■ **Dataset entries**:

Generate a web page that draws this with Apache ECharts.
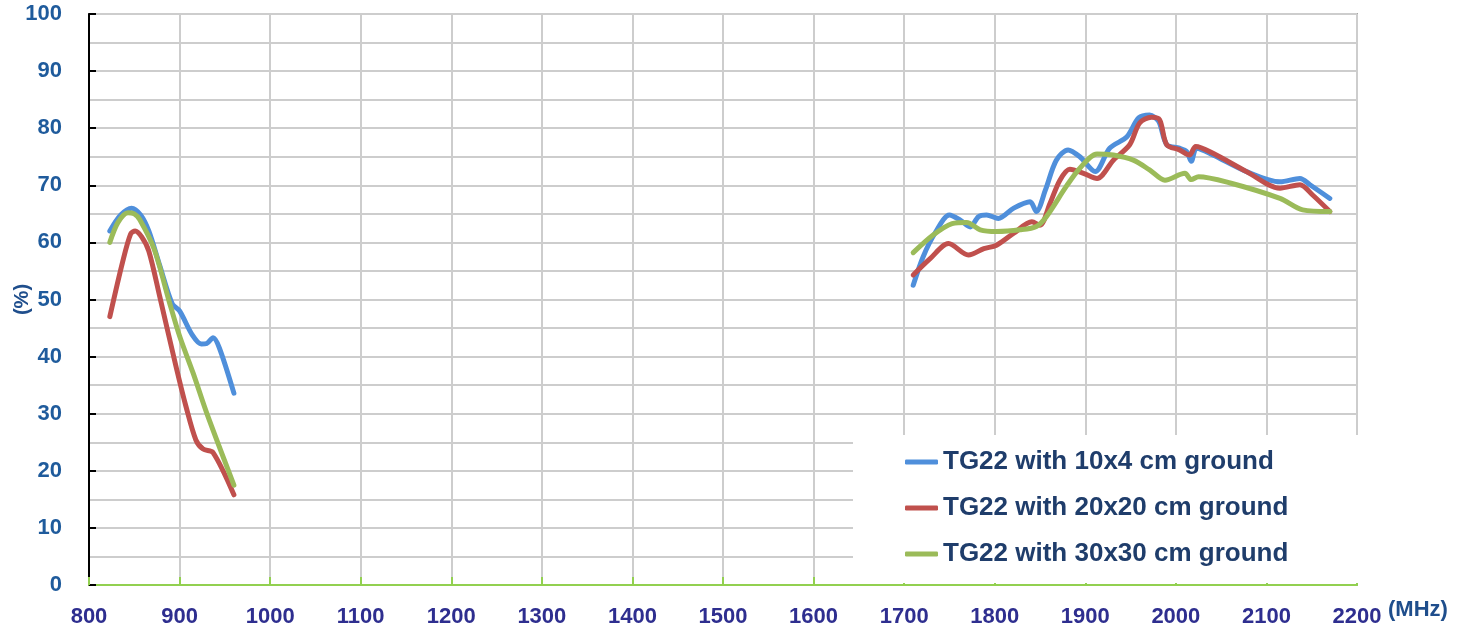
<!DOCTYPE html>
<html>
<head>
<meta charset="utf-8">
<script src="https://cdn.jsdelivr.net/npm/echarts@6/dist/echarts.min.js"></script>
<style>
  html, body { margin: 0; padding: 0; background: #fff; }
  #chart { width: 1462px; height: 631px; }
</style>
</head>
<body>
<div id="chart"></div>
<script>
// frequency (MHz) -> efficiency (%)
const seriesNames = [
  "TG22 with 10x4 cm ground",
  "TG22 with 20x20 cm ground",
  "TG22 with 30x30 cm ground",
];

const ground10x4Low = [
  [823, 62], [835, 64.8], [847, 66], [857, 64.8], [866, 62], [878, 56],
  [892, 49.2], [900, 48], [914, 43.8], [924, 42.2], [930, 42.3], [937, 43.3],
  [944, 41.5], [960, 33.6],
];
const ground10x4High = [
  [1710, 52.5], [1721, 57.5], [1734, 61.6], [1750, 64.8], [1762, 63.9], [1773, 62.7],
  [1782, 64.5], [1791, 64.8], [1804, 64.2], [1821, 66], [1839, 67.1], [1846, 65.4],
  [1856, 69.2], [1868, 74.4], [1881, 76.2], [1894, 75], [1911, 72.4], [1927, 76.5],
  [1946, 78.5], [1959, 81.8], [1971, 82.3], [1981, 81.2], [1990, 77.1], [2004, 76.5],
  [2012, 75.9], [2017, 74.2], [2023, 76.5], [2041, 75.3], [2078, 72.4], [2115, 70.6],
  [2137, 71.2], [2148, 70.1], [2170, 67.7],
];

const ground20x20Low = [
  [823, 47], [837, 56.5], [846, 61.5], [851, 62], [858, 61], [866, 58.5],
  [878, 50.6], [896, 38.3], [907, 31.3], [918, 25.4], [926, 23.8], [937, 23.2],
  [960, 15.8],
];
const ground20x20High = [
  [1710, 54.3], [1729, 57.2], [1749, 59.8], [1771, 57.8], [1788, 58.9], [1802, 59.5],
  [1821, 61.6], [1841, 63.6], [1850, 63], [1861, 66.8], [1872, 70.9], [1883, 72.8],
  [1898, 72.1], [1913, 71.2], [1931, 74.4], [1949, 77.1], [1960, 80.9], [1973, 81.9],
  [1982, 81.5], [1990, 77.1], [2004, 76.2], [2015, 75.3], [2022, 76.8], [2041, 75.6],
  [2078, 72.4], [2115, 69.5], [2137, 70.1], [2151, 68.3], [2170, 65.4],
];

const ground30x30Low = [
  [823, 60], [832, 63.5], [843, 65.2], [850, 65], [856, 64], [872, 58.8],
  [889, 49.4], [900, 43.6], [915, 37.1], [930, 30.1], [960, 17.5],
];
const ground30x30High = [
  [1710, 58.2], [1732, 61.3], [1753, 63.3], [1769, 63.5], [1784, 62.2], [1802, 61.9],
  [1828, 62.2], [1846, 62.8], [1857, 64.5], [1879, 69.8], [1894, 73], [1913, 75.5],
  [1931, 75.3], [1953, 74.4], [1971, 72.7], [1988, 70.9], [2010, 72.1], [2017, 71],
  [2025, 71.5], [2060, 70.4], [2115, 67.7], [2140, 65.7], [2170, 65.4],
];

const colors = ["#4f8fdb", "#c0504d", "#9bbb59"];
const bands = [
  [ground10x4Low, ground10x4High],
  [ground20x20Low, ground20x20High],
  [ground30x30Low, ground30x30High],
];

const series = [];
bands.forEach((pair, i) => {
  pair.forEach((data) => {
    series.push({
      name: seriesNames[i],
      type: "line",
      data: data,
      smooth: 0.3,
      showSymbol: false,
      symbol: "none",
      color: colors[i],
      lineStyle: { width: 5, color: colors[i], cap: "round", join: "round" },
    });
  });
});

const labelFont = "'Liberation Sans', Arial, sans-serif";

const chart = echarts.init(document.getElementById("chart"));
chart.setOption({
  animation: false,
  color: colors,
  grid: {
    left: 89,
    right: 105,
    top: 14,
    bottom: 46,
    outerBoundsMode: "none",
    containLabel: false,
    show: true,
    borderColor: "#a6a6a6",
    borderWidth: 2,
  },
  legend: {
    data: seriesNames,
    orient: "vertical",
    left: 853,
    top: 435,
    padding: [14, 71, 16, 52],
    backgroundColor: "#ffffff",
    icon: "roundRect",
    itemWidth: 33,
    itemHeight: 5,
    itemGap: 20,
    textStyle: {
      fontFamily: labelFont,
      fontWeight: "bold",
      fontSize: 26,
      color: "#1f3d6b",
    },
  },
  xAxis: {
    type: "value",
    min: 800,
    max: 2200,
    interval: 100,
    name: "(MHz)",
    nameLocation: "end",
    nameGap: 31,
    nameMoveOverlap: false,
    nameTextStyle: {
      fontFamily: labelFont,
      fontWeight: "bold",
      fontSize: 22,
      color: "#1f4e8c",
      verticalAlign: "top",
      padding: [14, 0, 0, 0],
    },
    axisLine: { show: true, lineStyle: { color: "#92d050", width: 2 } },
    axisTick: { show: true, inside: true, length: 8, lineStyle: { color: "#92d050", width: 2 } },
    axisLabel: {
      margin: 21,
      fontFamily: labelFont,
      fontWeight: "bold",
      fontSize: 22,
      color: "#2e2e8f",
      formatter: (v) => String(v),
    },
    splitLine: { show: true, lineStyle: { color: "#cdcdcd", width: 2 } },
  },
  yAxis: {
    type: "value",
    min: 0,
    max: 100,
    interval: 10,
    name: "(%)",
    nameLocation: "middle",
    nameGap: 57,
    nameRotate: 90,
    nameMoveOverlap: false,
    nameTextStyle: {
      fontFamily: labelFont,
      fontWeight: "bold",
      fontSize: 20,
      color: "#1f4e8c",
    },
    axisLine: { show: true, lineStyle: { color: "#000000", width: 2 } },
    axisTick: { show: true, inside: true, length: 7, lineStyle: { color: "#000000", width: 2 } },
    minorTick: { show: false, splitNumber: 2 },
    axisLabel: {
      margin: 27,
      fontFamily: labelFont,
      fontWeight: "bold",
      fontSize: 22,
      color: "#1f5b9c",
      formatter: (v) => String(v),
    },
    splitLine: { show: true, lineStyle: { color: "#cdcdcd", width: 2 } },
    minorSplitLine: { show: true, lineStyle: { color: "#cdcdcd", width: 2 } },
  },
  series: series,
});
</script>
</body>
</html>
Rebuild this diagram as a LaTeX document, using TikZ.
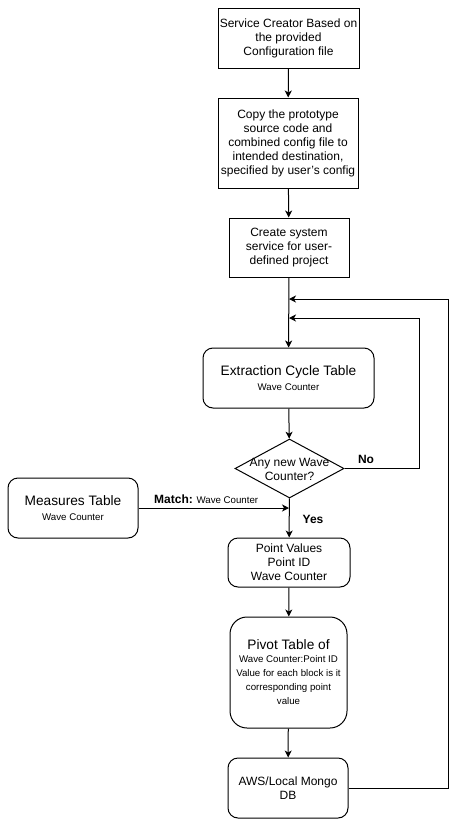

■ **EXERCISE**: Retype the listing exactly. Pictures do not belong in the copy.

■ **RESULT OF THIS EXERCISE**:
Generate a web page that draws this with Apache ECharts.
<!DOCTYPE html>
<html>
<head>
<meta charset="utf-8">
<script src="https://cdn.jsdelivr.net/npm/echarts@6/dist/echarts.min.js"></script>
<style>
  html, body { margin: 0; padding: 0; background: #fff; }
  #chart { width: 1462px; height: 631px; }
</style>
</head>
<body>
<div id="chart"></div>
<script>
// frequency (MHz) -> efficiency (%)
const seriesNames = [
  "TG22 with 10x4 cm ground",
  "TG22 with 20x20 cm ground",
  "TG22 with 30x30 cm ground",
];

const ground10x4Low = [
  [823, 62], [835, 64.8], [847, 66], [857, 64.8], [866, 62], [878, 56],
  [892, 49.2], [900, 48], [914, 43.8], [924, 42.2], [930, 42.3], [937, 43.3],
  [944, 41.5], [960, 33.6],
];
const ground10x4High = [
  [1710, 52.5], [1721, 57.5], [1734, 61.6], [1750, 64.8], [1762, 63.9], [1773, 62.7],
  [1782, 64.5], [1791, 64.8], [1804, 64.2], [1821, 66], [1839, 67.1], [1846, 65.4],
  [1856, 69.2], [1868, 74.4], [1881, 76.2], [1894, 75], [1911, 72.4], [1927, 76.5],
  [1946, 78.5], [1959, 81.8], [1971, 82.3], [1981, 81.2], [1990, 77.1], [2004, 76.5],
  [2012, 75.9], [2017, 74.2], [2023, 76.5], [2041, 75.3], [2078, 72.4], [2115, 70.6],
  [2137, 71.2], [2148, 70.1], [2170, 67.7],
];

const ground20x20Low = [
  [823, 47], [837, 56.5], [846, 61.5], [851, 62], [858, 61], [866, 58.5],
  [878, 50.6], [896, 38.3], [907, 31.3], [918, 25.4], [926, 23.8], [937, 23.2],
  [960, 15.8],
];
const ground20x20High = [
  [1710, 54.3], [1729, 57.2], [1749, 59.8], [1771, 57.8], [1788, 58.9], [1802, 59.5],
  [1821, 61.6], [1841, 63.6], [1850, 63], [1861, 66.8], [1872, 70.9], [1883, 72.8],
  [1898, 72.1], [1913, 71.2], [1931, 74.4], [1949, 77.1], [1960, 80.9], [1973, 81.9],
  [1982, 81.5], [1990, 77.1], [2004, 76.2], [2015, 75.3], [2022, 76.8], [2041, 75.6],
  [2078, 72.4], [2115, 69.5], [2137, 70.1], [2151, 68.3], [2170, 65.4],
];

const ground30x30Low = [
  [823, 60], [832, 63.5], [843, 65.2], [850, 65], [856, 64], [872, 58.8],
  [889, 49.4], [900, 43.6], [915, 37.1], [930, 30.1], [960, 17.5],
];
const ground30x30High = [
  [1710, 58.2], [1732, 61.3], [1753, 63.3], [1769, 63.5], [1784, 62.2], [1802, 61.9],
  [1828, 62.2], [1846, 62.8], [1857, 64.5], [1879, 69.8], [1894, 73], [1913, 75.5],
  [1931, 75.3], [1953, 74.4], [1971, 72.7], [1988, 70.9], [2010, 72.1], [2017, 71],
  [2025, 71.5], [2060, 70.4], [2115, 67.7], [2140, 65.7], [2170, 65.4],
];

const colors = ["#4f8fdb", "#c0504d", "#9bbb59"];
const bands = [
  [ground10x4Low, ground10x4High],
  [ground20x20Low, ground20x20High],
  [ground30x30Low, ground30x30High],
];

const series = [];
bands.forEach((pair, i) => {
  pair.forEach((data) => {
    series.push({
      name: seriesNames[i],
      type: "line",
      data: data,
      smooth: 0.3,
      showSymbol: false,
      symbol: "none",
      color: colors[i],
      lineStyle: { width: 5, color: colors[i], cap: "round", join: "round" },
    });
  });
});

const labelFont = "'Liberation Sans', Arial, sans-serif";

const chart = echarts.init(document.getElementById("chart"));
chart.setOption({
  animation: false,
  color: colors,
  grid: {
    left: 89,
    right: 105,
    top: 14,
    bottom: 46,
    outerBoundsMode: "none",
    containLabel: false,
    show: true,
    borderColor: "#a6a6a6",
    borderWidth: 2,
  },
  legend: {
    data: seriesNames,
    orient: "vertical",
    left: 853,
    top: 435,
    padding: [14, 71, 16, 52],
    backgroundColor: "#ffffff",
    icon: "roundRect",
    itemWidth: 33,
    itemHeight: 5,
    itemGap: 20,
    textStyle: {
      fontFamily: labelFont,
      fontWeight: "bold",
      fontSize: 26,
      color: "#1f3d6b",
    },
  },
  xAxis: {
    type: "value",
    min: 800,
    max: 2200,
    interval: 100,
    name: "(MHz)",
    nameLocation: "end",
    nameGap: 31,
    nameMoveOverlap: false,
    nameTextStyle: {
      fontFamily: labelFont,
      fontWeight: "bold",
      fontSize: 22,
      color: "#1f4e8c",
      verticalAlign: "top",
      padding: [14, 0, 0, 0],
    },
    axisLine: { show: true, lineStyle: { color: "#92d050", width: 2 } },
    axisTick: { show: true, inside: true, length: 8, lineStyle: { color: "#92d050", width: 2 } },
    axisLabel: {
      margin: 21,
      fontFamily: labelFont,
      fontWeight: "bold",
      fontSize: 22,
      color: "#2e2e8f",
      formatter: (v) => String(v),
    },
    splitLine: { show: true, lineStyle: { color: "#cdcdcd", width: 2 } },
  },
  yAxis: {
    type: "value",
    min: 0,
    max: 100,
    interval: 10,
    name: "(%)",
    nameLocation: "middle",
    nameGap: 57,
    nameRotate: 90,
    nameMoveOverlap: false,
    nameTextStyle: {
      fontFamily: labelFont,
      fontWeight: "bold",
      fontSize: 20,
      color: "#1f4e8c",
    },
    axisLine: { show: true, lineStyle: { color: "#000000", width: 2 } },
    axisTick: { show: true, inside: true, length: 7, lineStyle: { color: "#000000", width: 2 } },
    minorTick: { show: false, splitNumber: 2 },
    axisLabel: {
      margin: 27,
      fontFamily: labelFont,
      fontWeight: "bold",
      fontSize: 22,
      color: "#1f5b9c",
      formatter: (v) => String(v),
    },
    splitLine: { show: true, lineStyle: { color: "#cdcdcd", width: 2 } },
    minorSplitLine: { show: true, lineStyle: { color: "#cdcdcd", width: 2 } },
  },
  series: series,
});
</script>
</body>
</html>
Rebuild this diagram as a LaTeX document, using TikZ.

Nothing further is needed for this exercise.